WHAT NEEDS TO BE DONE:
Exact reproduction of the data is required, with images excluded.
....
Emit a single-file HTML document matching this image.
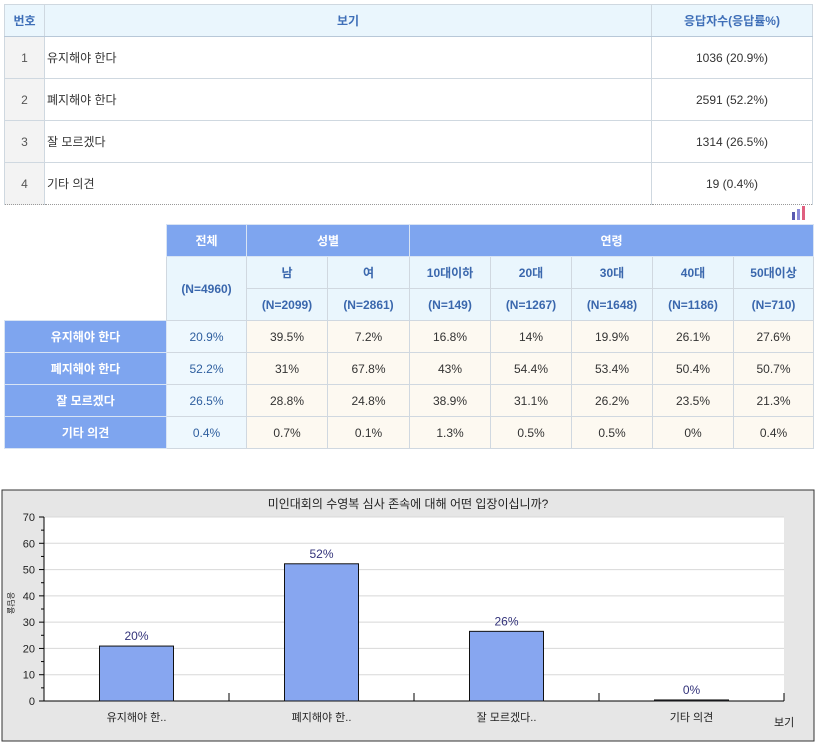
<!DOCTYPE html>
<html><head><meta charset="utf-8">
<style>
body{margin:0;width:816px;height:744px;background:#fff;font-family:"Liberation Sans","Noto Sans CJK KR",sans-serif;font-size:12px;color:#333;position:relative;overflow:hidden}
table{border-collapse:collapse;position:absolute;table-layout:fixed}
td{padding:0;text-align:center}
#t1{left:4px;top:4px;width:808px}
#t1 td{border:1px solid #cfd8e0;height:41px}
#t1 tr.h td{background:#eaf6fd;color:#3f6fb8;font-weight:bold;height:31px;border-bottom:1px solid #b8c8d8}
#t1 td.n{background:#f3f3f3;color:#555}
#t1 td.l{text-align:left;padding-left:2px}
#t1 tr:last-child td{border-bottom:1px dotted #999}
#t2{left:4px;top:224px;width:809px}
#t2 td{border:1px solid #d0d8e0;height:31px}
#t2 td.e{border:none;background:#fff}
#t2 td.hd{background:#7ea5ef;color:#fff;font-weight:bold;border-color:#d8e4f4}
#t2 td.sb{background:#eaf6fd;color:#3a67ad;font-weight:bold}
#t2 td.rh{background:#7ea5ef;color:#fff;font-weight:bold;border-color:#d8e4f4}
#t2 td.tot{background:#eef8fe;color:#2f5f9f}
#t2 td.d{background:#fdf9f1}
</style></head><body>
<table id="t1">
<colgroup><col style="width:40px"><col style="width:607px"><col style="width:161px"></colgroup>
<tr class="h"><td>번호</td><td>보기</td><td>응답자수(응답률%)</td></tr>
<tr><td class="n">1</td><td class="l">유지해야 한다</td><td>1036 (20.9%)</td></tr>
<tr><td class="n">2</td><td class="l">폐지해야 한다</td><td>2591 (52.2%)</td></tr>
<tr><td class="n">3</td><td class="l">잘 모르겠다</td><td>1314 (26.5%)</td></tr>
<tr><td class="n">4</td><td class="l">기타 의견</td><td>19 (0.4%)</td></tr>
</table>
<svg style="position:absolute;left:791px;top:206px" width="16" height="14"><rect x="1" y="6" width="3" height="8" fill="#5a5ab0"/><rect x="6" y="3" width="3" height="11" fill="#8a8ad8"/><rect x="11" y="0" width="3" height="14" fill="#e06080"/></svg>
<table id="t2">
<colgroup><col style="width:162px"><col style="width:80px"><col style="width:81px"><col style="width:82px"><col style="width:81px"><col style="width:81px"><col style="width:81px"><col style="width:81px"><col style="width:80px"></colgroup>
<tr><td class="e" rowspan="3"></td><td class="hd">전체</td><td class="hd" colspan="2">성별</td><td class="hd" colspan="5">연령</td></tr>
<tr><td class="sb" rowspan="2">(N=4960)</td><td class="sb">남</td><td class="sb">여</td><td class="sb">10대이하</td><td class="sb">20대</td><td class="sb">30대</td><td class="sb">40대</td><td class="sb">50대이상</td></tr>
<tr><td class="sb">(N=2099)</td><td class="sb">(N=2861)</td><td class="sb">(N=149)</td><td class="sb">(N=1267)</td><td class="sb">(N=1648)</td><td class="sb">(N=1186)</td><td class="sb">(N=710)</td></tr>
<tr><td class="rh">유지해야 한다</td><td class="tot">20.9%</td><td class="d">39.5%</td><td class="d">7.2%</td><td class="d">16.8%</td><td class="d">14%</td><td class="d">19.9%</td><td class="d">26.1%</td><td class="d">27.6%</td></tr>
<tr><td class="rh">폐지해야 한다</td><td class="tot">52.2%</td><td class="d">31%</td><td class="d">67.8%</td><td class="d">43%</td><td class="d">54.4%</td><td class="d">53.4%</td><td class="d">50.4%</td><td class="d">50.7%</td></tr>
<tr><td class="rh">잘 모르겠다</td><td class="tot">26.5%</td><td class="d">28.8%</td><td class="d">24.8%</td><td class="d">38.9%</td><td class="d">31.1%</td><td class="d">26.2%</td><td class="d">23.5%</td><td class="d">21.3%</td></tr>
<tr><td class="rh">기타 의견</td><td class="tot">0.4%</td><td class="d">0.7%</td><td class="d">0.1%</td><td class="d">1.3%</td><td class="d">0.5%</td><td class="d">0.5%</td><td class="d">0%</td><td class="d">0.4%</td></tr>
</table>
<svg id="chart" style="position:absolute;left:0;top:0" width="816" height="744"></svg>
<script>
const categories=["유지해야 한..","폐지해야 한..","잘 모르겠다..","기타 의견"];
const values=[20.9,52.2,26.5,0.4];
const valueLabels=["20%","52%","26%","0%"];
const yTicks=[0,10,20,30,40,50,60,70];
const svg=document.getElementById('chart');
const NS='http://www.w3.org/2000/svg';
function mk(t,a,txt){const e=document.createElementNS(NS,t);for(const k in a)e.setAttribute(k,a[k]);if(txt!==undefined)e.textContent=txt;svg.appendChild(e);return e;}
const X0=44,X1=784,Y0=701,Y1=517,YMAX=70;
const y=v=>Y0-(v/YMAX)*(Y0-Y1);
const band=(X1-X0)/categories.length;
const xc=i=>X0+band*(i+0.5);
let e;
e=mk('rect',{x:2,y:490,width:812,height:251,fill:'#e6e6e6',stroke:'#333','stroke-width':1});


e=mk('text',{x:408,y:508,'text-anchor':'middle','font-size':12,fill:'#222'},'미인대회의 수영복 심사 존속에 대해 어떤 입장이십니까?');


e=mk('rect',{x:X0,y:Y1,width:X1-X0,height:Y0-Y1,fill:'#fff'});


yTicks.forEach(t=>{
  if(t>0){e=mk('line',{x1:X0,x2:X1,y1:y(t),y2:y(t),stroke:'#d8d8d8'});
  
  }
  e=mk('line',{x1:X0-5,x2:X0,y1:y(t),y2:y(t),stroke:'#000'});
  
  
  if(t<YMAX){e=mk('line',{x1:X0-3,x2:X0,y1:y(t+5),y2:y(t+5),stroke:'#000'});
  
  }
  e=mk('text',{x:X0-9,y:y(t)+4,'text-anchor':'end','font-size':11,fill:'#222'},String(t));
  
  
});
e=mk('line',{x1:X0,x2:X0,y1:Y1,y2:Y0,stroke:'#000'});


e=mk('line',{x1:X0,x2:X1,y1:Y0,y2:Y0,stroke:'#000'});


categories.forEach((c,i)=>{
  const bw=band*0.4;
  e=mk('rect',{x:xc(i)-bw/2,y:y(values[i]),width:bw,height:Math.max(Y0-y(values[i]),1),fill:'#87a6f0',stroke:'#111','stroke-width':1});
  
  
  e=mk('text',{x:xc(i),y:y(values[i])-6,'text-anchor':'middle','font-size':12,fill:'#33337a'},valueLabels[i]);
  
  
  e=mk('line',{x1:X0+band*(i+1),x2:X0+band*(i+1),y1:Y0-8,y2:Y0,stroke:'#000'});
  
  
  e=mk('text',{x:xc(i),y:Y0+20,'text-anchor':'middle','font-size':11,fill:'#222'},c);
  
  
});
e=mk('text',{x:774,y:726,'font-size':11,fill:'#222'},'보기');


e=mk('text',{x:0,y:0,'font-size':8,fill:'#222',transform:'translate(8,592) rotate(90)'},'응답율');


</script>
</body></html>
....
OUTPUT:
Emit a single-file HTML document matching this image.
<!DOCTYPE html>
<html><head><meta charset="utf-8">
<style>
body{margin:0;width:816px;height:744px;background:#fff;font-family:"Liberation Sans","Noto Sans CJK KR",sans-serif;font-size:12px;color:#333;position:relative;overflow:hidden}
table{border-collapse:collapse;position:absolute;table-layout:fixed}
td{padding:0;text-align:center}
#t1{left:4px;top:4px;width:808px}
#t1 td{border:1px solid #cfd8e0;height:41px}
#t1 tr.h td{background:#eaf6fd;color:#3f6fb8;font-weight:bold;height:31px;border-bottom:1px solid #b8c8d8}
#t1 td.n{background:#f3f3f3;color:#555}
#t1 td.l{text-align:left;padding-left:2px}
#t1 tr:last-child td{border-bottom:1px dotted #999}
#t2{left:4px;top:224px;width:809px}
#t2 td{border:1px solid #d0d8e0;height:31px}
#t2 td.e{border:none;background:#fff}
#t2 td.hd{background:#7ea5ef;color:#fff;font-weight:bold;border-color:#d8e4f4}
#t2 td.sb{background:#eaf6fd;color:#3a67ad;font-weight:bold}
#t2 td.rh{background:#7ea5ef;color:#fff;font-weight:bold;border-color:#d8e4f4}
#t2 td.tot{background:#eef8fe;color:#2f5f9f}
#t2 td.d{background:#fdf9f1}
</style></head><body>
<table id="t1">
<colgroup><col style="width:40px"><col style="width:607px"><col style="width:161px"></colgroup>
<tr class="h"><td>번호</td><td>보기</td><td>응답자수(응답률%)</td></tr>
<tr><td class="n">1</td><td class="l">유지해야 한다</td><td>1036 (20.9%)</td></tr>
<tr><td class="n">2</td><td class="l">폐지해야 한다</td><td>2591 (52.2%)</td></tr>
<tr><td class="n">3</td><td class="l">잘 모르겠다</td><td>1314 (26.5%)</td></tr>
<tr><td class="n">4</td><td class="l">기타 의견</td><td>19 (0.4%)</td></tr>
</table>
<svg style="position:absolute;left:791px;top:206px" width="16" height="14"><rect x="1" y="6" width="3" height="8" fill="#5a5ab0"/><rect x="6" y="3" width="3" height="11" fill="#8a8ad8"/><rect x="11" y="0" width="3" height="14" fill="#e06080"/></svg>
<table id="t2">
<colgroup><col style="width:162px"><col style="width:80px"><col style="width:81px"><col style="width:82px"><col style="width:81px"><col style="width:81px"><col style="width:81px"><col style="width:81px"><col style="width:80px"></colgroup>
<tr><td class="e" rowspan="3"></td><td class="hd">전체</td><td class="hd" colspan="2">성별</td><td class="hd" colspan="5">연령</td></tr>
<tr><td class="sb" rowspan="2">(N=4960)</td><td class="sb">남</td><td class="sb">여</td><td class="sb">10대이하</td><td class="sb">20대</td><td class="sb">30대</td><td class="sb">40대</td><td class="sb">50대이상</td></tr>
<tr><td class="sb">(N=2099)</td><td class="sb">(N=2861)</td><td class="sb">(N=149)</td><td class="sb">(N=1267)</td><td class="sb">(N=1648)</td><td class="sb">(N=1186)</td><td class="sb">(N=710)</td></tr>
<tr><td class="rh">유지해야 한다</td><td class="tot">20.9%</td><td class="d">39.5%</td><td class="d">7.2%</td><td class="d">16.8%</td><td class="d">14%</td><td class="d">19.9%</td><td class="d">26.1%</td><td class="d">27.6%</td></tr>
<tr><td class="rh">폐지해야 한다</td><td class="tot">52.2%</td><td class="d">31%</td><td class="d">67.8%</td><td class="d">43%</td><td class="d">54.4%</td><td class="d">53.4%</td><td class="d">50.4%</td><td class="d">50.7%</td></tr>
<tr><td class="rh">잘 모르겠다</td><td class="tot">26.5%</td><td class="d">28.8%</td><td class="d">24.8%</td><td class="d">38.9%</td><td class="d">31.1%</td><td class="d">26.2%</td><td class="d">23.5%</td><td class="d">21.3%</td></tr>
<tr><td class="rh">기타 의견</td><td class="tot">0.4%</td><td class="d">0.7%</td><td class="d">0.1%</td><td class="d">1.3%</td><td class="d">0.5%</td><td class="d">0.5%</td><td class="d">0%</td><td class="d">0.4%</td></tr>
</table>
<svg id="chart" style="position:absolute;left:0;top:0" width="816" height="744"></svg>
<script>
const categories=["유지해야 한..","폐지해야 한..","잘 모르겠다..","기타 의견"];
const values=[20.9,52.2,26.5,0.4];
const valueLabels=["20%","52%","26%","0%"];
const yTicks=[0,10,20,30,40,50,60,70];
const svg=document.getElementById('chart');
const NS='http://www.w3.org/2000/svg';
function mk(t,a,txt){const e=document.createElementNS(NS,t);for(const k in a)e.setAttribute(k,a[k]);if(txt!==undefined)e.textContent=txt;svg.appendChild(e);return e;}
const X0=44,X1=784,Y0=701,Y1=517,YMAX=70;
const y=v=>Y0-(v/YMAX)*(Y0-Y1);
const band=(X1-X0)/categories.length;
const xc=i=>X0+band*(i+0.5);
let e;
e=mk('rect',{x:2,y:490,width:812,height:251,fill:'#e6e6e6',stroke:'#333','stroke-width':1});


e=mk('text',{x:408,y:508,'text-anchor':'middle','font-size':12,fill:'#222'},'미인대회의 수영복 심사 존속에 대해 어떤 입장이십니까?');


e=mk('rect',{x:X0,y:Y1,width:X1-X0,height:Y0-Y1,fill:'#fff'});


yTicks.forEach(t=>{
  if(t>0){e=mk('line',{x1:X0,x2:X1,y1:y(t),y2:y(t),stroke:'#d8d8d8'});
  
  }
  e=mk('line',{x1:X0-5,x2:X0,y1:y(t),y2:y(t),stroke:'#000'});
  
  
  if(t<YMAX){e=mk('line',{x1:X0-3,x2:X0,y1:y(t+5),y2:y(t+5),stroke:'#000'});
  
  }
  e=mk('text',{x:X0-9,y:y(t)+4,'text-anchor':'end','font-size':11,fill:'#222'},String(t));
  
  
});
e=mk('line',{x1:X0,x2:X0,y1:Y1,y2:Y0,stroke:'#000'});


e=mk('line',{x1:X0,x2:X1,y1:Y0,y2:Y0,stroke:'#000'});


categories.forEach((c,i)=>{
  const bw=band*0.4;
  e=mk('rect',{x:xc(i)-bw/2,y:y(values[i]),width:bw,height:Math.max(Y0-y(values[i]),1),fill:'#87a6f0',stroke:'#111','stroke-width':1});
  
  
  e=mk('text',{x:xc(i),y:y(values[i])-6,'text-anchor':'middle','font-size':12,fill:'#33337a'},valueLabels[i]);
  
  
  e=mk('line',{x1:X0+band*(i+1),x2:X0+band*(i+1),y1:Y0-8,y2:Y0,stroke:'#000'});
  
  
  e=mk('text',{x:xc(i),y:Y0+20,'text-anchor':'middle','font-size':11,fill:'#222'},c);
  
  
});
e=mk('text',{x:774,y:726,'font-size':11,fill:'#222'},'보기');


e=mk('text',{x:0,y:0,'font-size':8,fill:'#222',transform:'translate(8,592) rotate(90)'},'응답율');


</script>
</body></html>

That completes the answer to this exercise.